One important variable is how much Iranian oil will US sanctions take out of the market.  When the US imposed sanctions on Iran, then President Obama managed to get allies to support its efforts, without which the sanctions would have been as tight as a submarine with a screen door.  European buyers of Iranian oil participated, as did Japan and South Korea.  Other US allies also cooperated.  Even China, which is Iran’s largest customer then and now, purchased less, despite their rhetoric.  

Now the goodwill is all but gone, and it w.ill be difficult to make the sanctions as punishing as they were previously.  The Trunpp Administration is trying some of the same tactics as the Obama Administration, seeking voluntary cooperation to eliminate or at least reduce purchases of Iranian oil.  Some observers have argued that an oil futures contract in yuan may help China dethrone the dollar as the key reserve currency.  This seems far-fetched in any meaningful timeframe, but what it can do is provide another way for Iran to bypass the dollar and the sanctions.  Like the Obama Administration, companies have been given up to six months to make the reductions voluntarily, but the stick awaits if the carrot does not succeed.  

Iran says that it will stick with the nuclear ban agreement provided Europe does not cut back on its oil purchases.  If Iran were to break from the agreement, other countries, including those in Europe, might look more favorably at US sanctions.  Some European companies that buy Iranian oil (and do business in the US) have indicated a willingness to participate.  

There is likely to be reluctant support by other companies and countries, but nothing on the magnitude that was seen previously.  China and India account for about 60% of Iranian oil sales.  The next two largest buyers are South Korea and Japan, which together absorb about 30% of Iran’s oil exports.  India balked in the earlier sanctions, but eventually reduced their purchases by 20% to avoid US punishment.  
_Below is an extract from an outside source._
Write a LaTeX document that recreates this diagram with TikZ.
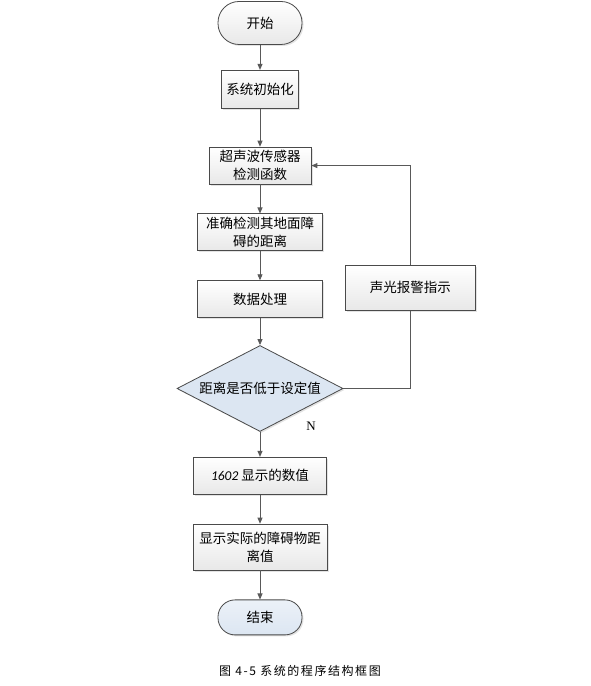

Between May 22 and June 3,  WTI for July delivery fell by about $8.7 a barrel to almost $64 from the peak a little below $73.  It retraced half of the gains from the year’s low set on February 9 of almost $57.  Prices are trying to recover and today’s is the sixth consecutive session of higher highs.  Initial resistance is seen near $67.  The technical indicators are constructive.  Perhaps they are signaling that the coming boost in output is more modest than the one million barrels some are suggesting.  We had been thinking more like 500k barrels, of which 300k is more of less already being done.

So watch the World Cup match.  Root for whichever team you want.  The Saudi-Russian oil axis of convenience is carrying their own water when it comes to boosting output.  The risk is that output is boosted by more than necessary to offset the output slippage by some members and the US sanctions on Iran, which are unlikely to be felt much before mid-Q4.